The astrologer had warned that I would be faced with a choice during this time – I could either keep doing the psychotherapeutic work I did or finally turn towards and honour my creativity. Knowing that I had been avoiding writing something comprehensive for years, The Book that had been stewing away on the back-burner by now nursed a nasty burnt crust, it had waited so long, probably twenty years. So I seized the rare opportunity of time off and enrolled in a ten month online writing course.

And this has been my companion since the 25th July, the daily ritual of following the teachings and taking chances on material that seems to want to be written. Some days the discomfort wrings me out, but I know myself well enough that I simply have to show up and write something daily, I must and I will, and I am bound by the investment I have made and am far too tight to squander the money I have paid for this course!

Some days I read what I have written and my confidence is renewed that I can actually do this. Other days, like the last few, are far too bleak, and the material feels dull and that it has a limited shelf life.

Thankfully, our course is peppered with encouragement, quotes drilling into us to simply write everyday. So I do. The last few days I have felt nauseated by the novel, and missed the spontaneity of daily observation. And I have missed my blog, and the medium it offers. So, back I am in blog-land, perhaps not daily, but certainly, I love the platform to interact with the world that it offers. A kind of scrap book of ideas.

********

I mentioned that the astrologer said there would be a choice. It came hard and fast and my fondness for earning money magnetised me. At the very last minute, I was offered a week’s work, to facilitate a workshop, which is what I do. And of course I said yes, even though I didn’t have the right clothes, nor was I in my usual crisp working frame of mind. I was somewhat woolly, but I have extensive experience and proficiency in this work, so I said yes. Not knowing that I was pulling on the cord that would ring the bell, the death knell to my career.

Dramatic sounding? Perhaps, but let me tell you that since the 8th July, nothing has been the same. I had no idea that one could feel like this, that one could end up in the shower, something like this:

The hot water rained from the showerhead and she let the silent tears glob out and mix with the chlorinated water. “I’m all broken,” the thought nearly came out loud, but she didn’t want her mother down the hallway to hear her.

“I’m all broken and I just can’t handle anymore. I get so flooded by company, by people, how am I ever going to manage letting anyone love me, letting anyone in? My nerves are frayed after three months off and I’m shattered.” A little girl in a 43 year old body. “Restoring furniture, quiet, in a cool old shopfront or garage, now that sounds appealing, but my head hurts, my neck feels twisted and this lump, here, at the base of my skull, this lump of muscle is pulling all of my bones out of their rightful places.”

She cried and let the sadness take form in the tears and snot, felt the pain ease in the left side of her head, and a valve in her heart that had been gathering despair empty out, pour out the weight and let it wash into the water that connects all waters.

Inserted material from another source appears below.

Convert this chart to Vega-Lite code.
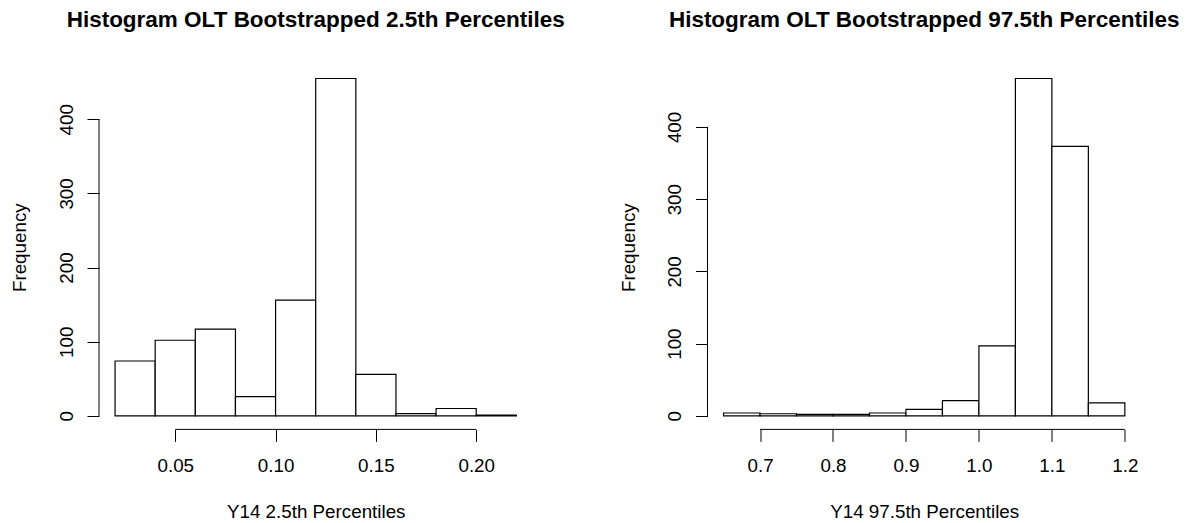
{
  "$schema": "https://vega.github.io/schema/vega-lite/v6.json",
  "padding": {"left": 10, "top": 8, "right": 0, "bottom": 6},
  "background": "white",
  "spacing": 174.5,
  "bounds": "flush",
  "datasets": {
    "left": [
      {"lo": 0.02, "hi": 0.04, "count": 74},
      {"lo": 0.04, "hi": 0.06, "count": 102},
      {"lo": 0.06, "hi": 0.08, "count": 117},
      {"lo": 0.08, "hi": 0.10, "count": 26},
      {"lo": 0.10, "hi": 0.12, "count": 156},
      {"lo": 0.12, "hi": 0.14, "count": 455},
      {"lo": 0.14, "hi": 0.16, "count": 56},
      {"lo": 0.16, "hi": 0.18, "count": 3},
      {"lo": 0.18, "hi": 0.20, "count": 10},
      {"lo": 0.20, "hi": 0.22, "count": 1}
    ],
    "right": [
      {"lo": 0.65, "hi": 0.70, "count": 4},
      {"lo": 0.70, "hi": 0.75, "count": 3},
      {"lo": 0.75, "hi": 0.80, "count": 2},
      {"lo": 0.80, "hi": 0.85, "count": 2},
      {"lo": 0.85, "hi": 0.90, "count": 4},
      {"lo": 0.90, "hi": 0.95, "count": 9},
      {"lo": 0.95, "hi": 1.00, "count": 21},
      {"lo": 1.00, "hi": 1.05, "count": 97},
      {"lo": 1.05, "hi": 1.10, "count": 467},
      {"lo": 1.10, "hi": 1.15, "count": 373},
      {"lo": 1.15, "hi": 1.20, "count": 18}
    ]
  },
  "config": {
    "font": "Liberation Sans",
    "view": {"stroke": null},
    "axis": {
      "grid": false, "domain": false, "tickColor": "black", "tickWidth": 1, "tickSize": 12,
      "labelColor": "black", "labelFontSize": 18.8, "titleFontSize": 18.8, "titleFontWeight": "normal",
      "titleColor": "black", "labelFont": "Liberation Sans", "titleFont": "Liberation Sans",
      "labelFlush": false, "labelOverlap": false
    },
    "axisX": {
      "labelBaseline": "alphabetic", "labelPadding": 29.7, "labelAngle": 0,
      "titleBaseline": "alphabetic", "titleAlign": "center", "titleY": 88.3, "titleX": 216.7
    },
    "axisY": {
      "labelAngle": 270, "labelAlign": "center", "labelBaseline": "alphabetic", "labelPadding": 14.6,
      "titleAngle": 270, "titleAlign": "center", "titleBaseline": "alphabetic", "titleX": -73.3, "titleY": 182.2
    },
    "title": {
      "fontSize": 22.5, "fontWeight": "bold", "color": "black", "anchor": "middle",
      "baseline": "alphabetic", "offset": 33.9, "font": "Liberation Sans"
    }
  },
  "hconcat": [
    {
      "width": 433.4,
      "height": 364.4,
      "title": "Histogram OLT Bootstrapped 2.5th Percentiles",
      "layer": [
        {
          "data": {"name": "left"},
          "mark": {"type": "bar", "fill": "white", "stroke": "black", "strokeWidth": 1.2},
          "encoding": {
            "x": {"field": "lo", "type": "quantitative",
                  "scale": {"domain": [0.012, 0.228], "nice": false, "zero": false},
                  "axis": {"values": [0.05, 0.1, 0.15, 0.2], "format": ".2f", "title": "Y14 2.5th Percentiles"}},
            "x2": {"field": "hi"},
            "y": {"field": "count", "type": "quantitative",
                  "scale": {"domain": [-18.2, 473.2], "nice": false, "zero": false},
                  "axis": {"values": [0, 100, 200, 300, 400], "title": "Frequency"}},
            "y2": {"datum": 0}
          }
        },
        {
          "data": {"values": [{}]},
          "mark": {"type": "rule", "color": "black", "strokeWidth": 1},
          "encoding": {
            "x": {"datum": 0.05, "type": "quantitative", "title": "Y14 2.5th Percentiles"},
            "x2": {"datum": 0.2},
            "y": {"datum": -18.2, "type": "quantitative", "title": "Frequency"}
          }
        },
        {
          "data": {"values": [{}]},
          "mark": {"type": "rule", "color": "black", "strokeWidth": 1},
          "encoding": {
            "x": {"datum": 0.012, "type": "quantitative", "title": "Y14 2.5th Percentiles"},
            "y": {"datum": 0, "type": "quantitative", "title": "Frequency"},
            "y2": {"datum": 400}
          }
        }
      ]
    },
    {
      "width": 433.4,
      "height": 364.4,
      "title": "Histogram OLT Bootstrapped 97.5th Percentiles",
      "layer": [
        {
          "data": {"name": "right"},
          "mark": {"type": "bar", "fill": "white", "stroke": "black", "strokeWidth": 1.2},
          "encoding": {
            "x": {"field": "lo", "type": "quantitative",
                  "scale": {"domain": [0.628, 1.222], "nice": false, "zero": false},
                  "axis": {"values": [0.7, 0.8, 0.9, 1.0, 1.1, 1.2], "format": ".1f", "title": "Y14 97.5th Percentiles"}},
            "x2": {"field": "hi"},
            "y": {"field": "count", "type": "quantitative",
                  "scale": {"domain": [-18.68, 485.68], "nice": false, "zero": false},
                  "axis": {"values": [0, 100, 200, 300, 400], "title": "Frequency"}},
            "y2": {"datum": 0}
          }
        },
        {
          "data": {"values": [{}]},
          "mark": {"type": "rule", "color": "black", "strokeWidth": 1},
          "encoding": {
            "x": {"datum": 0.7, "type": "quantitative", "title": "Y14 97.5th Percentiles"},
            "x2": {"datum": 1.2},
            "y": {"datum": -18.68, "type": "quantitative", "title": "Frequency"}
          }
        },
        {
          "data": {"values": [{}]},
          "mark": {"type": "rule", "color": "black", "strokeWidth": 1},
          "encoding": {
            "x": {"datum": 0.628, "type": "quantitative", "title": "Y14 97.5th Percentiles"},
            "y": {"datum": 0, "type": "quantitative", "title": "Frequency"},
            "y2": {"datum": 400}
          }
        }
      ]
    }
  ]
}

“Better. Better for letting it move and come out of the body,” she whispered, as she towelled herself down, the thick blue cotton soft on her thin skin. Able to function now, without donning a brittle surface that would crack at the first dialogue and either splinter into dangerous shards or icicle coolness, the door to her heart near frozen.

“Better.” It was just now, only now that she had to deal with. Only now.


They call it Burn Out. It’s a good term, apt. If you can picture a human form, then see the nervous system alive in it, perhaps see it in fluorescent green so that you get a sense of the phenomenal speed and variety of ceaseless activity is entertains, and then imagine all the peripheral endings singed, burnt, so that the neurological traffic hits walls, creating shortages, you may even hear a metallic voice blurting “system overload” or smell electrical burning, but that would make it funny, which sometimes it really has to be.

So one’s capacity, let me own it, my capacity for life is different. On a bad day I would say its impaired, damaged, broken. But perhaps its just different. My sense of presence in very expanded, now that I live this slow life, I see colours more intensely, I get messages from people’s bodies when I massage them, so yes, something has been broken, cracked, something has fragmented, but perhaps this is what is needed when we have constructed a concrete shelter around our being. That its needs to dissemble, so that we can feel again.

I like the tenderness I feel. I am making friends with my soul. I am listening, I take time every day to be with my soul.

In the last week my divine friend R suggested I find the original hope that I held BEFORE the shock of being human kicked in. Before the trauma, the attachment, before the story. And my original hope was that I be treasured, loved, held and protected. Which is what I would love from a man whom I am calling in.

And I am thrilled to be finding in myself, to be treasuring my own heart, making decisions that value and protect me. And I guess I would never have done this had I said no to that last minute workshop, that smashed me up against a wall I had never met before.